New phase of procurement starts Jan 2016
THE Class Head of Procurement and Supply Chain Management of the Civil Service, Dr Tett Affotey-Walters, has promised a new phase of procurement in the country, starting January 2016.
According to him, public procurement experts have been employed by the government to help reduce the burden on over expenditure, the incidence of judgement debts, delays in payments and over-invoicing by ensuring that they are minimised or completely eliminated.
That, he said, would help the government save more money to invest in development projects.
He added that procurement was going to be stronger in the development of Ghana’s infrastructure sector to ensure that projects were completed on time and with the right price.
Mr Affotey-Walters made this known at the opening of the third Procurement and Supply Chain Management Summit 2015 in Accra.
The theme for the two-day summit was: ”Advancing the frontiers of procurement and supply chain management system in Ghana.”
Accountability
To ensure accountability, he said, contractors who did not complete their projects on time would be brought to book and contractual disciplines would be enforced.
He added that issues of evaluation, which are always clapped on government, would be reduced.
Mr Affotey-Walters further stated that to ensure transparency and also prevent the incidence of potential suppliers not getting tender documents to buy, all tender documents would be uploaded onto websites with effect from next year.
In her key note address, the Chief Director of the Office of the Head of Civil Service, Mrs Cynthia Asare Bediako, said critical attention must be given to procurement related issues in every sector of the economy if the country was to develop.
She noted that procurement was the engine of the nation’s development, but little attention was being given to it.

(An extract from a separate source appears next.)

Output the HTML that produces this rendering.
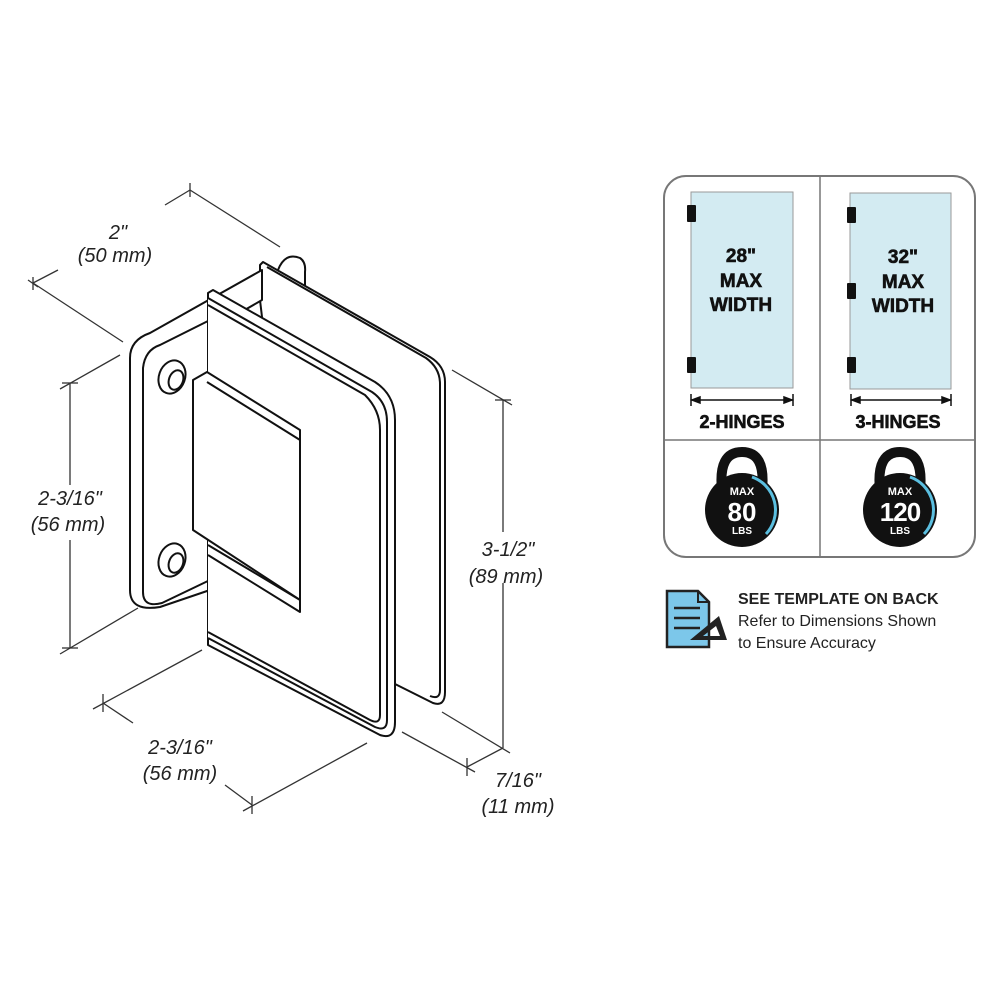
<!DOCTYPE html>
<html><head><meta charset="utf-8"><style>
html,body{margin:0;padding:0;background:#fff;}
svg{display:block;}
.d{font-family:"Liberation Sans",sans-serif;font-style:italic;font-size:20px;fill:#222;}
.b{font-family:"Liberation Sans",sans-serif;font-weight:bold;fill:#111;}
</style></head><body>
<svg width="1000" height="1000" viewBox="0 0 1000 1000" xmlns="http://www.w3.org/2000/svg">
<g stroke="#333" stroke-width="1.3" fill="none">
<line x1="33" y1="283" x2="123" y2="342"/><line x1="33" y1="283" x2="58" y2="270"/>
<line x1="28" y1="280" x2="38" y2="287"/><line x1="33" y1="277" x2="33" y2="290"/>
<line x1="190" y1="190" x2="280" y2="247"/><line x1="165" y1="205" x2="190" y2="190"/>
<line x1="190" y1="183" x2="190" y2="197"/>
<line x1="70" y1="383" x2="70" y2="485"/><line x1="70" y1="540" x2="70" y2="648"/>
<line x1="62" y1="383" x2="78" y2="383"/><line x1="62" y1="648" x2="78" y2="648"/>
<line x1="60" y1="389" x2="120" y2="355"/><line x1="60" y1="654" x2="138" y2="608"/>
<line x1="503" y1="400" x2="503" y2="532"/><line x1="503" y1="583" x2="503" y2="748"/>
<line x1="452" y1="370" x2="512" y2="405"/><line x1="495" y1="400" x2="511" y2="400"/>
<line x1="442" y1="712" x2="510" y2="753"/>
<line x1="402" y1="732" x2="475" y2="772"/><line x1="467" y1="767" x2="503" y2="748"/>
<line x1="467" y1="758" x2="467" y2="776"/>
<line x1="93" y1="709" x2="202" y2="650"/><line x1="103" y1="703" x2="133" y2="723"/>
<line x1="103" y1="694" x2="103" y2="712"/>
<line x1="225" y1="785" x2="252" y2="805"/><line x1="243" y1="811" x2="367" y2="743"/>
<line x1="252" y1="796" x2="252" y2="814"/>
</g>
<g class="d">
<text x="118" y="239" text-anchor="middle">2"</text>
<text x="115" y="262" text-anchor="middle">(50 mm)</text>
<text x="70" y="505" text-anchor="middle">2-3/16"</text>
<text x="68" y="531" text-anchor="middle">(56 mm)</text>
<text x="508" y="556" text-anchor="middle">3-1/2"</text>
<text x="506" y="583" text-anchor="middle">(89 mm)</text>
<text x="180" y="754" text-anchor="middle">2-3/16"</text>
<text x="180" y="780" text-anchor="middle">(56 mm)</text>
<text x="518" y="787" text-anchor="middle">7/16"</text>
<text x="518" y="813" text-anchor="middle">(11 mm)</text>
</g>
<g stroke="#111" stroke-width="2" fill="#fff" stroke-linejoin="round">
<path d="M278 270 Q285 252 300 258 Q306 262 305 272 L305 300 L278 300 Z"/>
<path d="M260 265 L263 262 L430 357 Q445 366 445 382 L445 692 Q445 707 433 703 L393 683 L300 640 L260 300 Z"/>
<path d="M267 267 L426 358 Q440 368 440 384 L440 690 Q440 700 430 696"/>
<path d="M130 358 Q130 340 150 333 L262 270 L262 300 L210 330 L210 590 L160 607 Q130 612 130 590 Z"/>
<path d="M143 368 Q145 350 160 345 L210 320 L210 580 L162 603 Q143 608 143 592 Z"/>
<ellipse cx="172" cy="377" rx="13" ry="17" transform="rotate(20 172 377)"/>
<ellipse cx="176" cy="380" rx="7" ry="10" transform="rotate(20 176 380)"/>
<ellipse cx="172" cy="560" rx="13" ry="17" transform="rotate(20 172 560)"/>
<ellipse cx="176" cy="563" rx="7" ry="10" transform="rotate(20 176 563)"/>
<path d="M208 293 L213 290 L375 382 Q395 395 395 420 L395 722 Q395 740 380 735 L208 645 Z"/>
<path d="M208 298 L372 392 Q387 402 387 422 L387 720 Q387 732 375 727 L208 638"/>
<path d="M208 305 L365 395 Q380 410 380 430 L380 715 Q380 725 370 720 L208 632"/>
<path d="M193 380 L207 372 L300 430 L300 600 L193 530 Z"/>
<path d="M207 382 L300 440"/>
<path d="M208 545 L300 600 M208 555 L300 612 L300 600"/>
</g>
<rect x="664" y="176" width="311" height="381" rx="22" fill="#fff" stroke="#777" stroke-width="2"/>
<line x1="820" y1="176" x2="820" y2="557" stroke="#777" stroke-width="1.5"/>
<line x1="664" y1="440" x2="975" y2="440" stroke="#777" stroke-width="1.5"/>
<rect x="691" y="192" width="102" height="196" fill="#d3ebf2" stroke="#999" stroke-width="1"/>
<rect x="850" y="193" width="101" height="196" fill="#d3ebf2" stroke="#999" stroke-width="1"/>
<g fill="#111">
<rect x="687" y="205" width="9" height="17" rx="1"/><rect x="687" y="357" width="9" height="16" rx="1"/>
<rect x="847" y="207" width="9" height="16" rx="1"/><rect x="847" y="283" width="9" height="16" rx="1"/><rect x="847" y="357" width="9" height="16" rx="1"/>
</g>
<g stroke="#111" stroke-width="1.5" fill="#111">
<line x1="691" y1="400" x2="793" y2="400"/><line x1="691" y1="394" x2="691" y2="406"/><line x1="793" y1="394" x2="793" y2="406"/>
<path d="M692 400 l8 -3 v6 z M792 400 l-8 -3 v6z"/>
<line x1="851" y1="400" x2="951" y2="400"/><line x1="851" y1="394" x2="851" y2="406"/><line x1="951" y1="394" x2="951" y2="406"/>
<path d="M852 400 l8 -3 v6 z M950 400 l-8 -3 v6z"/>
</g>
<g class="b" font-size="19" text-anchor="middle" stroke="#111" stroke-width="0.6">
<text x="741" y="262">28"</text><text x="741" y="287">MAX</text><text x="741" y="311">WIDTH</text>
<text x="903" y="263">32"</text><text x="903" y="288">MAX</text><text x="903" y="312">WIDTH</text>
<text x="742" y="428" font-size="18">2-HINGES</text>
<text x="898" y="428" font-size="18">3-HINGES</text>
</g>
<g>
<path d="M722 490 Q718 452 742 452 Q766 452 762 490" fill="none" stroke="#111" stroke-width="10"/>
<circle cx="742" cy="510" r="37" fill="#111"/>
<path d="M752 477 A35 35 0 0 1 766 534" fill="none" stroke="#5bbfe0" stroke-width="3"/>
<path d="M880 490 Q876 452 900 452 Q924 452 920 490" fill="none" stroke="#111" stroke-width="10"/>
<circle cx="900" cy="510" r="37" fill="#111"/>
<path d="M910 477 A35 35 0 0 1 924 534" fill="none" stroke="#5bbfe0" stroke-width="3"/>
</g>
<g font-family="Liberation Sans,sans-serif" font-weight="bold" fill="#fff" text-anchor="middle">
<text x="742" y="495" font-size="11">MAX</text><text x="742" y="521" font-size="26">80</text><text x="742" y="534" font-size="10">LBS</text>
<text x="900" y="495" font-size="11">MAX</text><text x="900" y="521" font-size="26" letter-spacing="-1">120</text><text x="900" y="534" font-size="10">LBS</text>
</g>
<path d="M667 591 L698 591 L709 602 L709 647 L667 647 Z" fill="#7cc7ea" stroke="#222" stroke-width="2.5"/>
<path d="M698 591 L698 602 L709 602" fill="none" stroke="#222" stroke-width="2"/>
<g stroke="#222" stroke-width="2.5"><line x1="674" y1="608" x2="700" y2="608"/><line x1="674" y1="618" x2="700" y2="618"/><line x1="674" y1="628" x2="700" y2="628"/></g>
<path d="M690 640 L719 616 L727 640 Z M703 636 L716 626 L720 636 Z" fill="#222" fill-rule="evenodd"/>
<g font-family="Liberation Sans,sans-serif" fill="#222">
<text x="738" y="604" font-size="16" font-weight="bold">SEE TEMPLATE ON BACK</text>
<text x="738" y="626" font-size="16">Refer to Dimensions Shown</text>
<text x="738" y="648" font-size="16">to Ensure Accuracy</text>
</g>
</svg>
</body></html>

Gaps in developmental agenda
“What attention are we giving to this group of people, who for me, hold the life-line to our development? How seriously are we taking procurement courses? Are we training them enough? Are we recruiting the right calibre of people? Are we employing this group of people that we think should set the ball rolling? We must accept the fact that our lives are centred around procurement and we need to recognise and nurture it,” she added.
Mrs Asare Bediako, therefore, called for re-strategising if the country was to move on.
She was also of the view that procurement officers should be held accountable for the gaps in the development of the country, since it was their duty to ensure that every budget of the government went through effective procurement process.
“For that matter, if we are complaining of one service or something, as Ghanaians, we need to ask ourselves what went wrong or what is going wrong in the process. That is why I am saying that we may be able to hold the procurement professionals accountable for some of these things, because at the end of the day, the big budgets that we read about for the construction of roads, dams, hospitals must all be questioned,” she stated.